# [Given problem]
Give every line back verbatim, dropping all images.

# [Data lines]
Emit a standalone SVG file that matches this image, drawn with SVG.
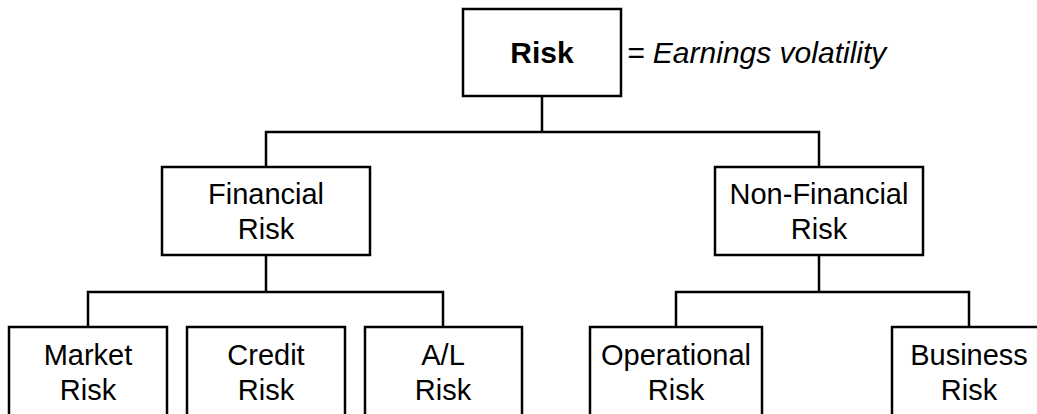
<svg xmlns="http://www.w3.org/2000/svg" width="1037" height="414" viewBox="0 0 1037 414">
<style>
.box{fill:#fff;stroke:#000;stroke-width:2.5}
.ln{fill:none;stroke:#000;stroke-width:2.5}
text{font-family:"Liberation Sans",Arial,sans-serif;font-size:29px;fill:#000;text-anchor:middle}
.b{font-weight:bold;font-size:30px}
.it{font-style:italic;text-anchor:start;font-size:30px}
</style>
<rect width="1037" height="414" fill="#fff"/>
<g id="connectors">
<path class="ln" d="M542 96V132M266 167V132H819V167"/>
<path class="ln" d="M266 255V292M88 327V292H443V327"/>
<path class="ln" d="M819 255V292M676 327V292H969V327"/>
</g>
<g id="risk"><rect class="box" x="463" y="9" width="158" height="87"/><text class="b" x="542" y="63">Risk</text></g>
<g id="definition"><text class="it" x="627" y="63">= Earnings volatility</text></g>
<g id="financial"><rect class="box" x="162" y="167" width="208" height="88"/><text x="266" y="204">Financial</text><text x="266" y="239">Risk</text></g>
<g id="nonfinancial"><rect class="box" x="715" y="167" width="208" height="88"/><text x="819" y="204">Non-Financial</text><text x="819" y="239">Risk</text></g>
<g id="market"><rect class="box" x="9" y="327" width="158" height="100"/><text x="88" y="365">Market</text><text x="88" y="400">Risk</text></g>
<g id="credit"><rect class="box" x="187" y="327" width="158" height="100"/><text x="266" y="365">Credit</text><text x="266" y="400">Risk</text></g>
<g id="al"><rect class="box" x="365" y="327" width="157" height="100"/><text x="443" y="365">A/L</text><text x="443" y="400">Risk</text></g>
<g id="operational"><rect class="box" x="590" y="327" width="172" height="100"/><text x="676" y="365">Operational</text><text x="676" y="400">Risk</text></g>
<g id="business"><rect class="box" x="892" y="327" width="156" height="100"/><text x="969" y="365">Business</text><text x="969" y="400">Risk</text></g>
</svg>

# [Full solution]
Emit a standalone SVG file that matches this image, drawn with SVG.
<svg xmlns="http://www.w3.org/2000/svg" width="1037" height="414" viewBox="0 0 1037 414">
<style>
.box{fill:#fff;stroke:#000;stroke-width:2.5}
.ln{fill:none;stroke:#000;stroke-width:2.5}
text{font-family:"Liberation Sans",Arial,sans-serif;font-size:29px;fill:#000;text-anchor:middle}
.b{font-weight:bold;font-size:30px}
.it{font-style:italic;text-anchor:start;font-size:30px}
</style>
<rect width="1037" height="414" fill="#fff"/>
<g id="connectors">
<path class="ln" d="M542 96V132M266 167V132H819V167"/>
<path class="ln" d="M266 255V292M88 327V292H443V327"/>
<path class="ln" d="M819 255V292M676 327V292H969V327"/>
</g>
<g id="risk"><rect class="box" x="463" y="9" width="158" height="87"/><text class="b" x="542" y="63">Risk</text></g>
<g id="definition"><text class="it" x="627" y="63">= Earnings volatility</text></g>
<g id="financial"><rect class="box" x="162" y="167" width="208" height="88"/><text x="266" y="204">Financial</text><text x="266" y="239">Risk</text></g>
<g id="nonfinancial"><rect class="box" x="715" y="167" width="208" height="88"/><text x="819" y="204">Non-Financial</text><text x="819" y="239">Risk</text></g>
<g id="market"><rect class="box" x="9" y="327" width="158" height="100"/><text x="88" y="365">Market</text><text x="88" y="400">Risk</text></g>
<g id="credit"><rect class="box" x="187" y="327" width="158" height="100"/><text x="266" y="365">Credit</text><text x="266" y="400">Risk</text></g>
<g id="al"><rect class="box" x="365" y="327" width="157" height="100"/><text x="443" y="365">A/L</text><text x="443" y="400">Risk</text></g>
<g id="operational"><rect class="box" x="590" y="327" width="172" height="100"/><text x="676" y="365">Operational</text><text x="676" y="400">Risk</text></g>
<g id="business"><rect class="box" x="892" y="327" width="156" height="100"/><text x="969" y="365">Business</text><text x="969" y="400">Risk</text></g>
</svg>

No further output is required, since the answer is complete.